EXERCISE AIM:
Retype all material exactly. Pictures stay out of the copy.

GIVEN MATERIAL:
* * * * *

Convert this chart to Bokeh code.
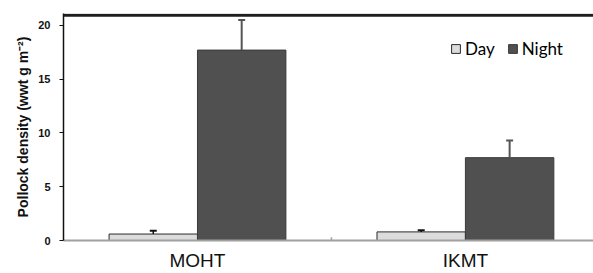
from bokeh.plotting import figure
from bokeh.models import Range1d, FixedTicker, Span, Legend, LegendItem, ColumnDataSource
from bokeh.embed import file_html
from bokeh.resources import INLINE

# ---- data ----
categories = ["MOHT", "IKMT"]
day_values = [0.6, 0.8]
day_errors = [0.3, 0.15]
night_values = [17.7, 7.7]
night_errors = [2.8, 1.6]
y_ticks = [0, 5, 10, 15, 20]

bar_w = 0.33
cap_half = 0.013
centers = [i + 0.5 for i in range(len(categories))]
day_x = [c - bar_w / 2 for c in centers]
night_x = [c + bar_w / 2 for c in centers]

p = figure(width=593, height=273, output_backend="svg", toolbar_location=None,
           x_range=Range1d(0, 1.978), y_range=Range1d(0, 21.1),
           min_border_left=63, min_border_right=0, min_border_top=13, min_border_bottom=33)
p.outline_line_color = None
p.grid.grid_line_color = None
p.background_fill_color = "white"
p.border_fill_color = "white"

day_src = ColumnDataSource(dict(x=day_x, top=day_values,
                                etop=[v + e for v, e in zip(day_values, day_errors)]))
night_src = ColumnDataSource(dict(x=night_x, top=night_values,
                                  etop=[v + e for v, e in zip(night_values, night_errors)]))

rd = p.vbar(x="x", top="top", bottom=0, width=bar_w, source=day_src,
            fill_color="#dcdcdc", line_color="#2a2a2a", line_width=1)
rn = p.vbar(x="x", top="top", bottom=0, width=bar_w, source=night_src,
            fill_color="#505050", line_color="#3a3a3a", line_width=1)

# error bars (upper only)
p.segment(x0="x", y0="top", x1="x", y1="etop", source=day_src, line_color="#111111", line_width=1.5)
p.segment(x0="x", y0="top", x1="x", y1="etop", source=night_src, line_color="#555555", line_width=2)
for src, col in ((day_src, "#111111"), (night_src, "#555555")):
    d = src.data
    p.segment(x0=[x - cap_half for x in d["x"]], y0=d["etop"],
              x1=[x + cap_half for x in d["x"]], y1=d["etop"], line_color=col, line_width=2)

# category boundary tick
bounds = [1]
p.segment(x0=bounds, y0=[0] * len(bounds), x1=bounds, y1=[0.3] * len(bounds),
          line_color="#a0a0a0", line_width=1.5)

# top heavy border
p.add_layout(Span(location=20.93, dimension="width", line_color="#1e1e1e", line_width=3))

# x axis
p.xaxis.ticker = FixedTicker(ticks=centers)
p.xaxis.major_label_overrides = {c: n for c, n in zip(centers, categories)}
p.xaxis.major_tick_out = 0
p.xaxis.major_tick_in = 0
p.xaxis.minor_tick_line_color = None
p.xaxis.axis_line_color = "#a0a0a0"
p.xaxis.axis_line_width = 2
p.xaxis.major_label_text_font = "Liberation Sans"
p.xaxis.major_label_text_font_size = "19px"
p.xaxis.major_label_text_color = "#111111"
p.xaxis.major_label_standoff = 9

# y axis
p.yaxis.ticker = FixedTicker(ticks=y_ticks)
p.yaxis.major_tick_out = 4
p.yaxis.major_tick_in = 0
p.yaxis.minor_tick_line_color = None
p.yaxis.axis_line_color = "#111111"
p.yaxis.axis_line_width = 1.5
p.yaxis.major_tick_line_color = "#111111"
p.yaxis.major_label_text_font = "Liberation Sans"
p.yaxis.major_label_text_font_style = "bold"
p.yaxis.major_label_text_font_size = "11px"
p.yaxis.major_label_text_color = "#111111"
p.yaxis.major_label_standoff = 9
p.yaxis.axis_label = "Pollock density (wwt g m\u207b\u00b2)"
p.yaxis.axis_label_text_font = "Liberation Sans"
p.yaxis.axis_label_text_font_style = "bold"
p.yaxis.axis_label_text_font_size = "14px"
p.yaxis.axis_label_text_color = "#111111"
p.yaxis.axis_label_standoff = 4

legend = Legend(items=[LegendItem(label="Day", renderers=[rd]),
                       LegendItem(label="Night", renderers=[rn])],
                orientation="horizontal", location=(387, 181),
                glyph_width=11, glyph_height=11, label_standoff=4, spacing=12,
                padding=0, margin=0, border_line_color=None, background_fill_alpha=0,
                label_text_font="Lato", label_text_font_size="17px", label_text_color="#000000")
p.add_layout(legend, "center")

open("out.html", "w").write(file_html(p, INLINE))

* * * * *

RESPONSE:
Convert this chart to Bokeh code.
from bokeh.plotting import figure
from bokeh.models import Range1d, FixedTicker, Span, Legend, LegendItem, ColumnDataSource
from bokeh.embed import file_html
from bokeh.resources import INLINE

# ---- data ----
categories = ["MOHT", "IKMT"]
day_values = [0.6, 0.8]
day_errors = [0.3, 0.15]
night_values = [17.7, 7.7]
night_errors = [2.8, 1.6]
y_ticks = [0, 5, 10, 15, 20]

bar_w = 0.33
cap_half = 0.013
centers = [i + 0.5 for i in range(len(categories))]
day_x = [c - bar_w / 2 for c in centers]
night_x = [c + bar_w / 2 for c in centers]

p = figure(width=593, height=273, output_backend="svg", toolbar_location=None,
           x_range=Range1d(0, 1.978), y_range=Range1d(0, 21.1),
           min_border_left=63, min_border_right=0, min_border_top=13, min_border_bottom=33)
p.outline_line_color = None
p.grid.grid_line_color = None
p.background_fill_color = "white"
p.border_fill_color = "white"

day_src = ColumnDataSource(dict(x=day_x, top=day_values,
                                etop=[v + e for v, e in zip(day_values, day_errors)]))
night_src = ColumnDataSource(dict(x=night_x, top=night_values,
                                  etop=[v + e for v, e in zip(night_values, night_errors)]))

rd = p.vbar(x="x", top="top", bottom=0, width=bar_w, source=day_src,
            fill_color="#dcdcdc", line_color="#2a2a2a", line_width=1)
rn = p.vbar(x="x", top="top", bottom=0, width=bar_w, source=night_src,
            fill_color="#505050", line_color="#3a3a3a", line_width=1)

# error bars (upper only)
p.segment(x0="x", y0="top", x1="x", y1="etop", source=day_src, line_color="#111111", line_width=1.5)
p.segment(x0="x", y0="top", x1="x", y1="etop", source=night_src, line_color="#555555", line_width=2)
for src, col in ((day_src, "#111111"), (night_src, "#555555")):
    d = src.data
    p.segment(x0=[x - cap_half for x in d["x"]], y0=d["etop"],
              x1=[x + cap_half for x in d["x"]], y1=d["etop"], line_color=col, line_width=2)

# category boundary tick
bounds = [1]
p.segment(x0=bounds, y0=[0] * len(bounds), x1=bounds, y1=[0.3] * len(bounds),
          line_color="#a0a0a0", line_width=1.5)

# top heavy border
p.add_layout(Span(location=20.93, dimension="width", line_color="#1e1e1e", line_width=3))

# x axis
p.xaxis.ticker = FixedTicker(ticks=centers)
p.xaxis.major_label_overrides = {c: n for c, n in zip(centers, categories)}
p.xaxis.major_tick_out = 0
p.xaxis.major_tick_in = 0
p.xaxis.minor_tick_line_color = None
p.xaxis.axis_line_color = "#a0a0a0"
p.xaxis.axis_line_width = 2
p.xaxis.major_label_text_font = "Liberation Sans"
p.xaxis.major_label_text_font_size = "19px"
p.xaxis.major_label_text_color = "#111111"
p.xaxis.major_label_standoff = 9

# y axis
p.yaxis.ticker = FixedTicker(ticks=y_ticks)
p.yaxis.major_tick_out = 4
p.yaxis.major_tick_in = 0
p.yaxis.minor_tick_line_color = None
p.yaxis.axis_line_color = "#111111"
p.yaxis.axis_line_width = 1.5
p.yaxis.major_tick_line_color = "#111111"
p.yaxis.major_label_text_font = "Liberation Sans"
p.yaxis.major_label_text_font_style = "bold"
p.yaxis.major_label_text_font_size = "11px"
p.yaxis.major_label_text_color = "#111111"
p.yaxis.major_label_standoff = 9
p.yaxis.axis_label = "Pollock density (wwt g m\u207b\u00b2)"
p.yaxis.axis_label_text_font = "Liberation Sans"
p.yaxis.axis_label_text_font_style = "bold"
p.yaxis.axis_label_text_font_size = "14px"
p.yaxis.axis_label_text_color = "#111111"
p.yaxis.axis_label_standoff = 4

legend = Legend(items=[LegendItem(label="Day", renderers=[rd]),
                       LegendItem(label="Night", renderers=[rn])],
                orientation="horizontal", location=(387, 181),
                glyph_width=11, glyph_height=11, label_standoff=4, spacing=12,
                padding=0, margin=0, border_line_color=None, background_fill_alpha=0,
                label_text_font="Lato", label_text_font_size="17px", label_text_color="#000000")
p.add_layout(legend, "center")

open("out.html", "w").write(file_html(p, INLINE))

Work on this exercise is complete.